══ DATA TO PROCESS

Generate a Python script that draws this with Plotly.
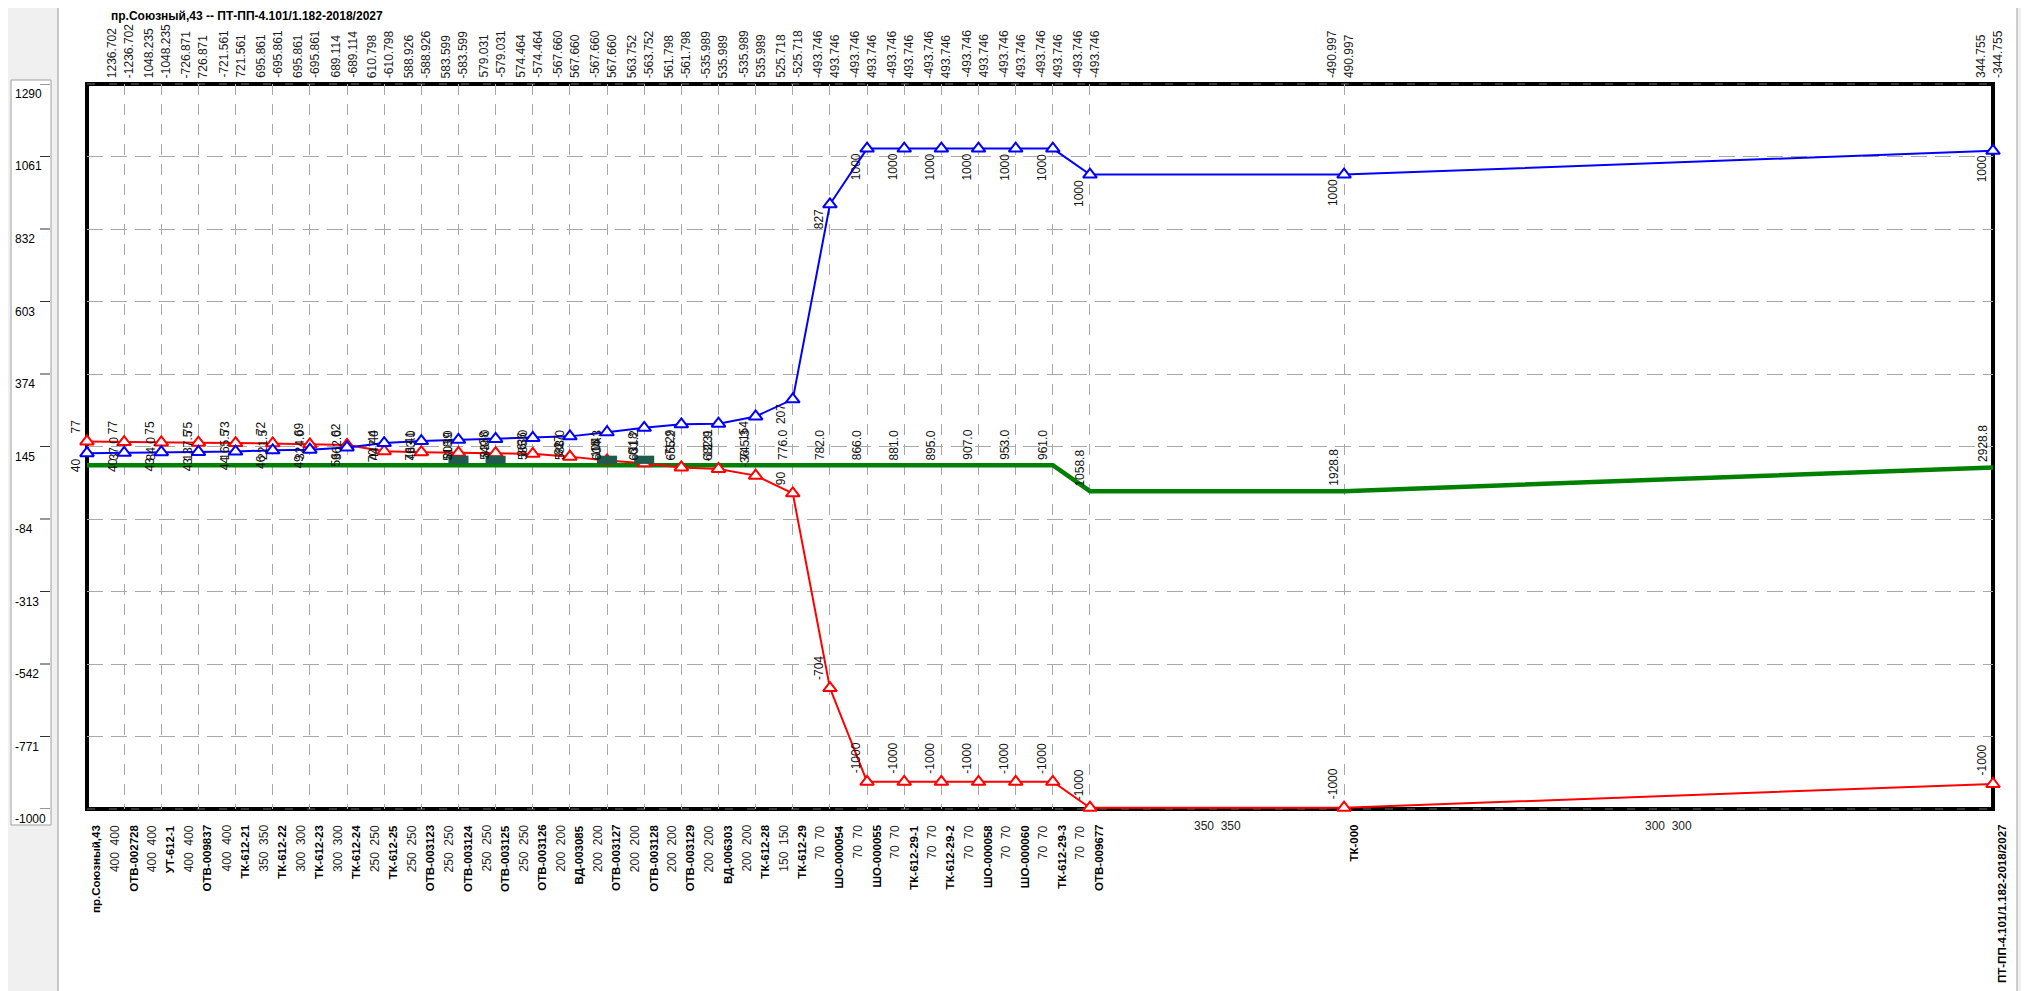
import plotly.graph_objects as go

W, H = 2029, 991
OFF = 8  # page body margin of the browser; coordinates are compensated
FW, FH = W - OFF, H - OFF
PL, PR, PT, PB = 87, 1993, 84, 809  # plot box in reference pixels

TITLE = "пр.Союзный,43 -- ПТ-ПП-4.101/1.182-2018/2027"

NODE_NAMES = [
    "пр.Союзный,43", "ОТВ-002728", "УТ-612-1", "ОТВ-009837", "ТК-612-21",
    "ТК-612-22", "ТК-612-23", "ТК-612-24", "ТК-612-25", "ОТВ-003123",
    "ОТВ-003124", "ОТВ-003125", "ОТВ-003126", "ВД-003085", "ОТВ-003127",
    "ОТВ-003128", "ОТВ-003129", "ВД-006303", "ТК-612-28", "ТК-612-29",
    "ШО-000054", "ШО-000055", "ТК-612-29-1", "ТК-612-29-2", "ШО-000058",
    "ШО-000060", "ТК-612-29-3", "ОТВ-009677", "ТК-000",
    "ПТ-ПП-4.101/1.182-2018/2027",
]
NODE_POS = [0, 1, 2, 3, 4, 5, 6, 7, 8, 9, 10, 11, 12, 13, 14, 15, 16, 17, 18,
            19, 20, 21, 22, 23, 24, 25, 26, 27, 33.84, 51.31]

SEG_DIAM = ["400", "400", "400", "400", "350", "300", "300", "250", "250",
            "250", "250", "250", "200", "200", "200", "200", "200", "200",
            "150", "70", "70", "70", "70", "70", "70", "70", "70", "350", "300"]

FLOW_A = ["1236.702", "1048.235", "-726.871", "-721.561", "695.861", "695.861",
          "689.114", "610.798", "588.926", "583.599", "579.031", "574.464",
          "-567.660", "-567.660", "563.752", "561.798", "-535.989", "-535.989",
          "525.718", "-493.746", "-493.746", "-493.746", "-493.746", "-493.746",
          "-493.746", "-493.746", "-493.746", "-490.997", "344.755"]
FLOW_B = ["-1236.702", "-1048.235", "726.871", "721.561", "-695.861", "-695.861",
          "-689.114", "-610.798", "-588.926", "-583.599", "-579.031", "-574.464",
          "567.660", "567.660", "-563.752", "-561.798", "535.989", "535.989",
          "-525.718", "493.746", "493.746", "493.746", "493.746", "493.746",
          "493.746", "493.746", "-493.746", "490.997", "-344.755"]

GROUND = [86] * 27 + [4, 4, 79]
SUPPLY_HEAD = [161, 159, 158, 157, 156, 155, 152, 150, 130, 127, 125, 124, 122,
               113, 101, 92, 79, 74, 53, -3, -618, -914, -914, -914, -914,
               -914, -914, -996, -996, -921]
RETURN_HEAD = [124, 125, 127, 128, 129, 133, 135, 142, 156, 162, 166, 169, 172,
               177, 190, 204, 215, 217, 240, 294, 910, 1086, 1086, 1086, 1086,
               1086, 1086, 1004, 1004, 1079]

SUPPLY_LABELS = ["77", "77", "75", "75", "73", "72", "69", "62", "44", "41",
                 "39", "38", "36", "27", "15", "6", "-7", "-12", "-36", "90",
                 "-704", "-1000", "-1000", "-1000", "-1000", "-1000", "-1000",
                 "-1000", "-1000", "-1000"]
RETURN_LABELS = ["40", "40", "43", "43", "44", "46", "49", "56", "70", "76",
                 "80", "83", "86", "91", "104", "118", "129", "131", "154", "207",
                 "827", "1000", "1000", "1000", "1000", "1000", "1000", "1000",
                 "1000", "1000"]
DIST_LABELS = ["", "37.0", "84.0", "137.5", "165.5", "221.5", "324.0", "362.0",
               "447.0", "483.0", "518.0", "549.0", "585.0", "588.0", "604.3",
               "631.2", "655.2", "682.9", "745.3", "776.0", "782.0", "866.0",
               "881.0", "895.0", "907.0", "953.0", "961.0", "1058.8", "1928.8",
               "2928.8"]

Y_TICKS = [1290, 1061, 832, 603, 374, 145, -84, -313, -542, -771, -1000]
MARK_NODES = [10, 11, 14, 15]

FONT = "Liberation Sans, Arial, sans-serif"


def px_x(p):
    return (p - OFF) / FW


def px_y(p):
    return 1 - (p - OFF) / FH


fig = go.Figure()
fig.add_trace(go.Scatter(x=NODE_POS, y=GROUND, mode="lines",
                         line=dict(color="#008000", width=4.5),
                         hoverinfo="skip", cliponaxis=False))
fig.add_trace(go.Scatter(x=NODE_POS, y=SUPPLY_HEAD, mode="lines+markers",
                         line=dict(color="#ff0000", width=2),
                         marker=dict(symbol="triangle-up", size=12, color="white",
                                     line=dict(color="#ff0000", width=2)),
                         hoverinfo="skip", cliponaxis=False))
fig.add_trace(go.Scatter(x=NODE_POS, y=RETURN_HEAD, mode="lines+markers",
                         line=dict(color="#0000ff", width=2),
                         marker=dict(symbol="triangle-up", size=12, color="white",
                                     line=dict(color="#0000ff", width=2)),
                         hoverinfo="skip", cliponaxis=False))

shapes = []
# left grey panel
shapes.append(dict(type="rect", xref="paper", yref="paper", x0=px_x(0), x1=px_x(58),
                   y0=0, y1=1, fillcolor="#f0f0f0", line=dict(width=0), layer="below"))
shapes.append(dict(type="line", xref="paper", yref="paper", x0=px_x(58), x1=px_x(58),
                   y0=0, y1=1, line=dict(color="#9a9a9a", width=1), layer="below"))
shapes.append(dict(type="rect", xref="paper", yref="paper", x0=px_x(11), x1=px_x(51),
                   y0=px_y(825), y1=px_y(80), fillcolor="white",
                   line=dict(color="#a0a0a0", width=1), layer="below"))
# right grey strip
shapes.append(dict(type="rect", xref="paper", yref="paper", x0=px_x(2017), x1=1,
                   y0=0, y1=1, fillcolor="#f0f0f0", line=dict(width=0), layer="below"))
shapes.append(dict(type="line", xref="paper", yref="paper", x0=px_x(2017), x1=px_x(2017),
                   y0=0, y1=1, line=dict(color="#a0a0a0", width=1), layer="below"))
# panel ticks
for v in Y_TICKS:
    shapes.append(dict(type="line", xref="paper", yref="y", x0=px_x(40), x1=px_x(50),
                       y0=v, y1=v, line=dict(color="#333333", width=1), layer="below"))
# plot border
shapes.append(dict(type="rect", xref="paper", yref="paper", x0=px_x(PL), x1=px_x(PR),
                   y0=px_y(PB), y1=px_y(PT), line=dict(color="black", width=4),
                   layer="below"))
for yy in (PT, PB):
    shapes.append(dict(type="line", xref="paper", yref="paper", x0=px_x(PL), x1=px_x(PR),
                       y0=px_y(yy), y1=px_y(yy),
                       line=dict(color="#6a6a6a", width=1, dash="8px,14px"), layer="below"))
# dark marks near the ground line
for i in MARK_NODES:
    shapes.append(dict(type="rect", xref="x", yref="y", x0=NODE_POS[i] - 0.27,
                       x1=NODE_POS[i] + 0.27, y0=GROUND[i] + 4, y1=GROUND[i] + 30,
                       fillcolor="#1f5a4c", line=dict(width=0), layer="above"))

ann = []
ann.append(dict(text="<b>" + TITLE + "</b>", xref="paper", yref="paper",
                x=px_x(110), y=px_y(8), xanchor="left", yanchor="top", borderpad=0,
                showarrow=False, font=dict(family=FONT, size=12, color="black")))
# y panel labels
for v in Y_TICKS:
    ann.append(dict(text=str(v), xref="paper", yref="y", x=px_x(13), y=v,
                    xanchor="left", yanchor="top", yshift=-1, showarrow=False,
                    font=dict(family=FONT, size=12, color="black")))
# top flow labels
for j in range(1, len(NODE_POS)):
    for txt, sh in ((FLOW_A[j - 1], -12), (FLOW_B[j - 1], 5)):
        ann.append(dict(text=txt, xref="x", yref="paper", x=NODE_POS[j], xshift=sh,
                        y=px_y(79), xanchor="center", yanchor="bottom", textangle=-90,
                        borderpad=0, showarrow=False,
                        font=dict(family=FONT, size=12, color="#1a1a1a")))
# bottom node names
for i, name in enumerate(NODE_NAMES):
    ann.append(dict(text="<b>" + name + "</b>", xref="x", yref="paper", x=NODE_POS[i],
                    xshift=9, y=px_y(823), xanchor="center", yanchor="top",
                    textangle=-90, showarrow=False,
                    font=dict(family=FONT, size=11.5, color="black")))
# diameters
for s, d in enumerate(SEG_DIAM):
    mid = (NODE_POS[s] + NODE_POS[s + 1]) / 2
    txt = d + "\u00a0\u00a0" + d
    if NODE_POS[s + 1] - NODE_POS[s] > 3:
        ann.append(dict(text=txt, xref="x", yref="paper", x=mid, y=px_y(826),
                        xanchor="center", yanchor="middle", showarrow=False,
                        font=dict(family=FONT, size=12, color="#222222")))
    else:
        ann.append(dict(text=txt, xref="x", yref="paper", x=mid, xshift=9,
                        y=px_y(823), xanchor="center", yanchor="top", textangle=-90,
                        showarrow=False, font=dict(family=FONT, size=12, color="#222222")))
# value labels on lines
for i in range(len(NODE_POS)):
    ann.append(dict(text=SUPPLY_LABELS[i], xref="x", yref="y", x=NODE_POS[i], xshift=-11,
                    y=SUPPLY_HEAD[i], yshift=6, xanchor="center", yanchor="bottom",
                    textangle=-90, showarrow=False,
                    font=dict(family=FONT, size=12, color="#111111")))
    ann.append(dict(text=RETURN_LABELS[i], xref="x", yref="y", x=NODE_POS[i], xshift=-11,
                    y=RETURN_HEAD[i], yshift=-3, xanchor="center", yanchor="top",
                    textangle=-90, showarrow=False,
                    font=dict(family=FONT, size=12, color="#111111")))
    if DIST_LABELS[i]:
        ann.append(dict(text=DIST_LABELS[i], xref="x", yref="y", x=NODE_POS[i], xshift=-10,
                        y=GROUND[i], yshift=3, xanchor="center", yanchor="bottom",
                        textangle=-90, showarrow=False,
                        font=dict(family=FONT, size=12, color="#111111")))

fig.update_layout(
    width=FW, height=FH, margin=dict(l=0, r=0, t=0, b=0),
    paper_bgcolor="white", plot_bgcolor="rgba(0,0,0,0)", showlegend=False,
    xaxis=dict(domain=[px_x(PL), px_x(PR)], range=[NODE_POS[0], NODE_POS[-1]],
               tickvals=NODE_POS[1:-1], showticklabels=False, ticks="",
               showgrid=True, gridcolor="#a8a8a8", gridwidth=1, griddash="11px,9px",
               zeroline=False, showline=False, fixedrange=True),
    yaxis=dict(domain=[px_y(PB), px_y(PT)], range=[Y_TICKS[-1], Y_TICKS[0]],
               tickvals=Y_TICKS[1:-1], showticklabels=False, ticks="",
               showgrid=True, gridcolor="#a8a8a8", gridwidth=1, griddash="16px,8px",
               zeroline=False, showline=False, fixedrange=True),
    shapes=shapes, annotations=ann,
)
fig.write_html("out.html")
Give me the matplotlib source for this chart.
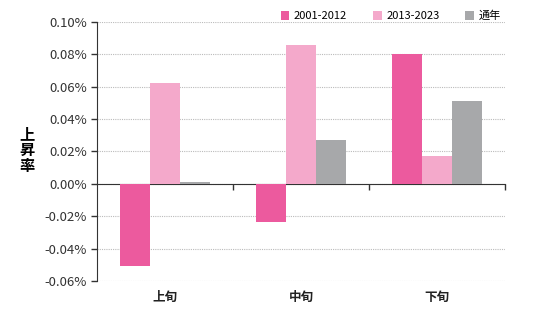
import matplotlib.pyplot as plt
import matplotlib.ticker as mticker
import numpy as np

plt.rcParams['font.family'] = ['Noto Sans CJK JP', 'DejaVu Sans']

# data (percent)
categories = ['上旬', '中旬', '下旬']
series_names = ['2001-2012', '2013-2023', '通年']
v_2001_2012 = [-0.051, -0.0235, 0.080]
v_2013_2023 = [0.062, 0.0855, 0.017]
v_all_year = [0.001, 0.027, 0.051]
colors = ['#EC5A9E', '#F4A9CB', '#A7A8AA']

fig = plt.figure(figsize=(5.4, 3.32), dpi=100)
ax = fig.add_axes([0.18, 0.154, 0.755, 0.78])

x = np.arange(len(categories))
w = 0.22
for i, (vals, name) in enumerate(zip([v_2001_2012, v_2013_2023, v_all_year], series_names)):
    ax.bar(x + (i - 1) * w, vals, w, color=colors[i], label=name, zorder=3)

ax.set_ylim(-0.06, 0.10)
ax.set_xlim(-0.5, 2.5)
ax.set_yticks(np.arange(-0.06, 0.1001, 0.02))
ax.yaxis.set_major_formatter(mticker.FuncFormatter(lambda v, p: f'{v:.2f}%'))
ax.tick_params(axis='y', labelsize=9.5, colors='#333333', length=4, width=1)
ax.yaxis.grid(True, linestyle=(0, (1, 1)), color='#BBBBBB', linewidth=0.8)

# x axis line at zero, ticks at category boundaries
ax.spines['bottom'].set_position(('data', 0))
ax.spines['bottom'].set_color('#333333')
ax.spines['left'].set_color('#333333')
ax.spines['top'].set_visible(False)
ax.spines['right'].set_visible(False)
ax.set_xticks([0.5, 1.5, 2.5])
ax.set_xticklabels([])
ax.tick_params(axis='x', length=4, width=1, colors='#333333')
for i, c in enumerate(categories):
    ax.text(i, -0.066, c, ha='center', va='top', fontsize=9, color='#222222',
            fontweight='bold')

ax.text(-0.172, 0.506, '上\n昇\n率', transform=ax.transAxes, ha='center', va='center',
        fontsize=11, fontweight='bold', linespacing=1.0)

ax.legend(loc='lower right', bbox_to_anchor=(1.0, 0.985), ncol=3, frameon=False,
          fontsize=8, handlelength=0.8, handleheight=0.8, columnspacing=2.3,
          handletextpad=0.4, borderaxespad=0)

fig.savefig('out.png', dpi=100)
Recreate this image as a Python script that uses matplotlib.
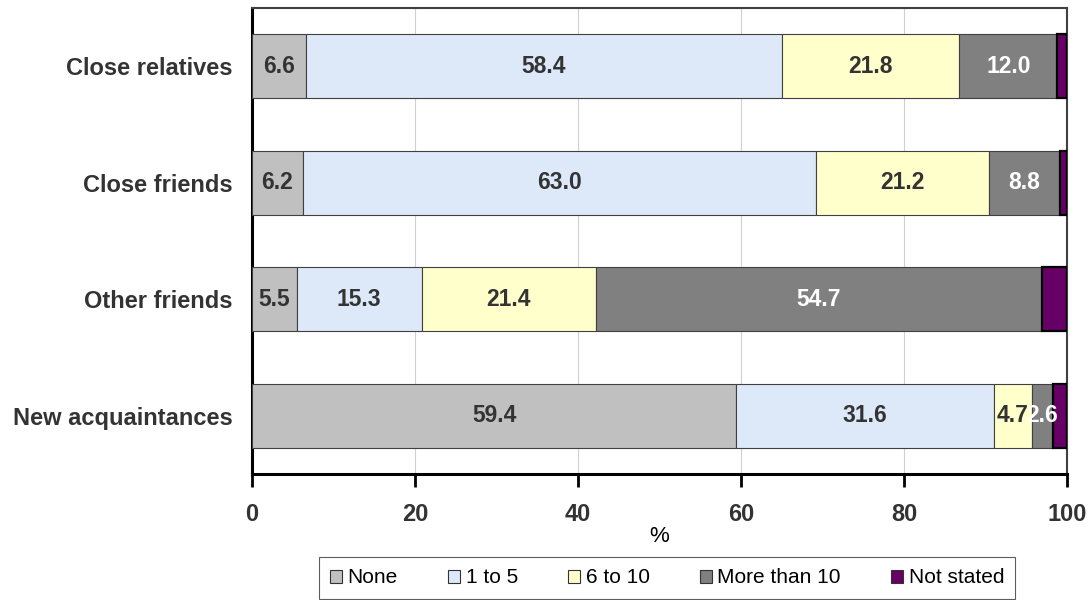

════

JOB — Can you give again only the lines between the one containing "Give me the matplotlib source for this chart." and the one containing "plt.rcParams['font.family'] = ['Noto", counting both, exactly as they appear and without any pictures?

SOLUTION —
Give me the matplotlib source for this chart.
import matplotlib.pyplot as plt
import matplotlib.ticker as mticker
import numpy as np

plt.rcParams['font.family'] = ['Noto Sans CJK JP', 'DejaVu Sans']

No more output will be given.